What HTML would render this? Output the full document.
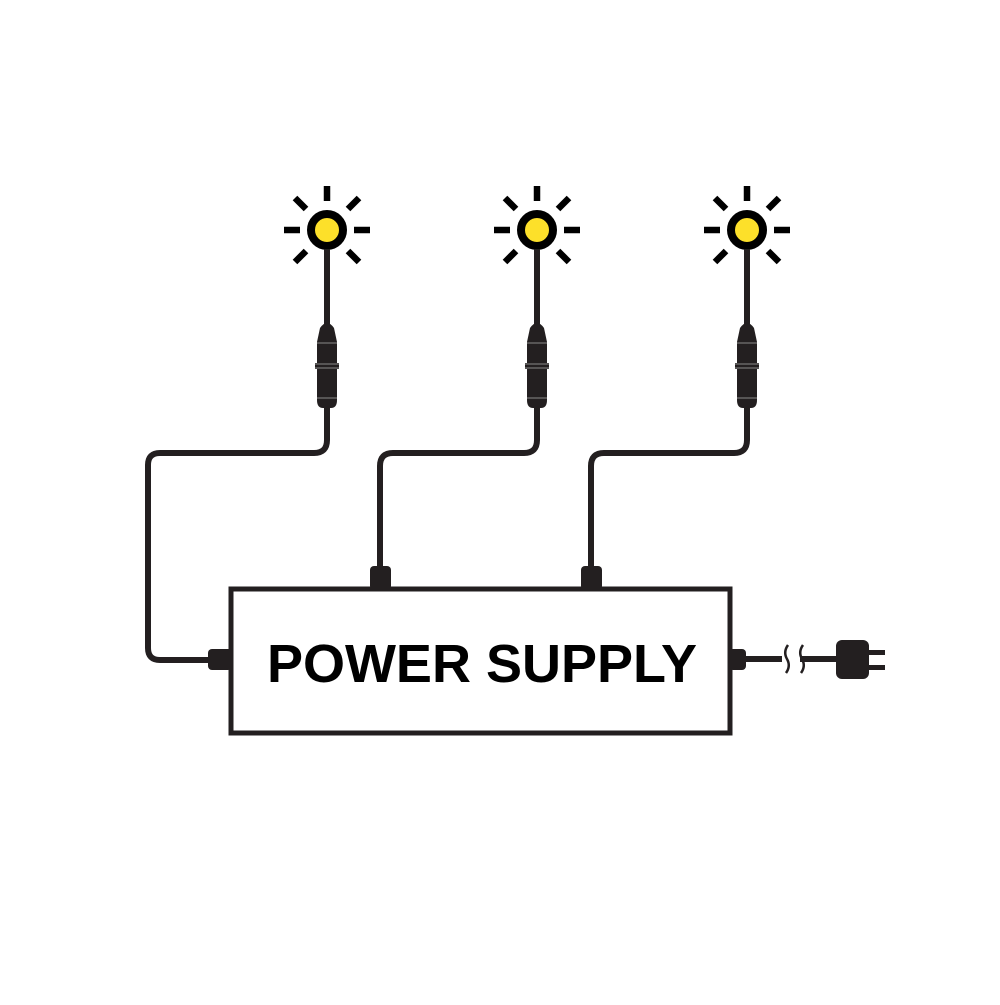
<!DOCTYPE html>
<html><head><style>body{margin:0;background:#fff}</style></head><body>
<svg width="1000" height="1000" viewBox="0 0 1000 1000" xmlns="http://www.w3.org/2000/svg">
<defs>
<g id="sun">
<circle cx="0" cy="0" r="16" fill="#fde02a" stroke="#000" stroke-width="8"/>
<g stroke="#000" stroke-width="6.5">
<line x1="0" y1="-44" x2="0" y2="-29"/>
<line x1="-43" y1="0" x2="-27" y2="0"/>
<line x1="27" y1="0" x2="43" y2="0"/>
<line x1="-21" y1="-21" x2="-32" y2="-32"/>
<line x1="21" y1="-21" x2="32" y2="-32"/>
<line x1="-21" y1="21" x2="-32" y2="32"/>
<line x1="21" y1="21" x2="32" y2="32"/>
</g>
<line x1="0" y1="19" x2="0" y2="100" stroke="#231f20" stroke-width="6"/>
<path d="M-7,98 Q0,88 7,98 L10,112 L10,170 Q10,178 4,178 L-4,178 Q-10,178 -10,170 L-10,112 Z" fill="#231f20"/>
<rect x="-12" y="133" width="24" height="6" fill="#231f20"/>
<g stroke="#888" stroke-width="1"><line x1="-10" y1="113" x2="10" y2="113"/><line x1="-12" y1="134" x2="12" y2="134"/><line x1="-12" y1="138" x2="12" y2="138"/><line x1="-10" y1="168" x2="10" y2="168"/></g>
</g>
</defs>
<g fill="none" stroke="#231f20" stroke-width="6" stroke-linejoin="round">
<path d="M327,405 V440 Q327,453 314,453 H160 Q148,453 148,465 V648 Q148,660 160,660 H215"/>
<path d="M537,405 V440 Q537,453 524,453 H393 Q380,453 380,466 V575"/>
<path d="M747,405 V440 Q747,453 734,453 H604 Q591,453 591,466 V575"/>
<path d="M740,659 H782 M800,659 H840"/>
<path d="M788,645 Q783,652 787,659 Q791,666 786,673 M803,645 Q798,652 802,659 Q806,666 801,673" stroke-width="2.5"/>
</g>
<use href="#sun" x="327" y="230"/>
<use href="#sun" x="537" y="230"/>
<use href="#sun" x="747" y="230"/>
<g fill="#231f20">
<rect x="208" y="649" width="24" height="21" rx="4"/>
<rect x="370" y="566" width="21" height="24" rx="4"/>
<rect x="581" y="566" width="21" height="24" rx="4"/>
<rect x="729" y="649" width="17" height="21" rx="4"/>
<rect x="836" y="640" width="33" height="39" rx="6"/>
<rect x="866" y="650" width="19" height="5"/>
<rect x="866" y="665" width="19" height="5"/>
</g>
<rect x="231" y="589" width="499" height="144" fill="none" stroke="#231f20" stroke-width="5"/>
<text x="482" y="682" text-anchor="middle" font-family="Liberation Sans, sans-serif" font-weight="bold" font-size="54" fill="#000">POWER SUPPLY</text>
</svg>
</body></html>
# # #
Return each line from the material above exactly, but not the pictures.

What HTML would render this? Output the full document.
<!DOCTYPE html>
<html><head><style>body{margin:0;background:#fff}</style></head><body>
<svg width="1000" height="1000" viewBox="0 0 1000 1000" xmlns="http://www.w3.org/2000/svg">
<defs>
<g id="sun">
<circle cx="0" cy="0" r="16" fill="#fde02a" stroke="#000" stroke-width="8"/>
<g stroke="#000" stroke-width="6.5">
<line x1="0" y1="-44" x2="0" y2="-29"/>
<line x1="-43" y1="0" x2="-27" y2="0"/>
<line x1="27" y1="0" x2="43" y2="0"/>
<line x1="-21" y1="-21" x2="-32" y2="-32"/>
<line x1="21" y1="-21" x2="32" y2="-32"/>
<line x1="-21" y1="21" x2="-32" y2="32"/>
<line x1="21" y1="21" x2="32" y2="32"/>
</g>
<line x1="0" y1="19" x2="0" y2="100" stroke="#231f20" stroke-width="6"/>
<path d="M-7,98 Q0,88 7,98 L10,112 L10,170 Q10,178 4,178 L-4,178 Q-10,178 -10,170 L-10,112 Z" fill="#231f20"/>
<rect x="-12" y="133" width="24" height="6" fill="#231f20"/>
<g stroke="#888" stroke-width="1"><line x1="-10" y1="113" x2="10" y2="113"/><line x1="-12" y1="134" x2="12" y2="134"/><line x1="-12" y1="138" x2="12" y2="138"/><line x1="-10" y1="168" x2="10" y2="168"/></g>
</g>
</defs>
<g fill="none" stroke="#231f20" stroke-width="6" stroke-linejoin="round">
<path d="M327,405 V440 Q327,453 314,453 H160 Q148,453 148,465 V648 Q148,660 160,660 H215"/>
<path d="M537,405 V440 Q537,453 524,453 H393 Q380,453 380,466 V575"/>
<path d="M747,405 V440 Q747,453 734,453 H604 Q591,453 591,466 V575"/>
<path d="M740,659 H782 M800,659 H840"/>
<path d="M788,645 Q783,652 787,659 Q791,666 786,673 M803,645 Q798,652 802,659 Q806,666 801,673" stroke-width="2.5"/>
</g>
<use href="#sun" x="327" y="230"/>
<use href="#sun" x="537" y="230"/>
<use href="#sun" x="747" y="230"/>
<g fill="#231f20">
<rect x="208" y="649" width="24" height="21" rx="4"/>
<rect x="370" y="566" width="21" height="24" rx="4"/>
<rect x="581" y="566" width="21" height="24" rx="4"/>
<rect x="729" y="649" width="17" height="21" rx="4"/>
<rect x="836" y="640" width="33" height="39" rx="6"/>
<rect x="866" y="650" width="19" height="5"/>
<rect x="866" y="665" width="19" height="5"/>
</g>
<rect x="231" y="589" width="499" height="144" fill="none" stroke="#231f20" stroke-width="5"/>
<text x="482" y="682" text-anchor="middle" font-family="Liberation Sans, sans-serif" font-weight="bold" font-size="54" fill="#000">POWER SUPPLY</text>
</svg>
</body></html>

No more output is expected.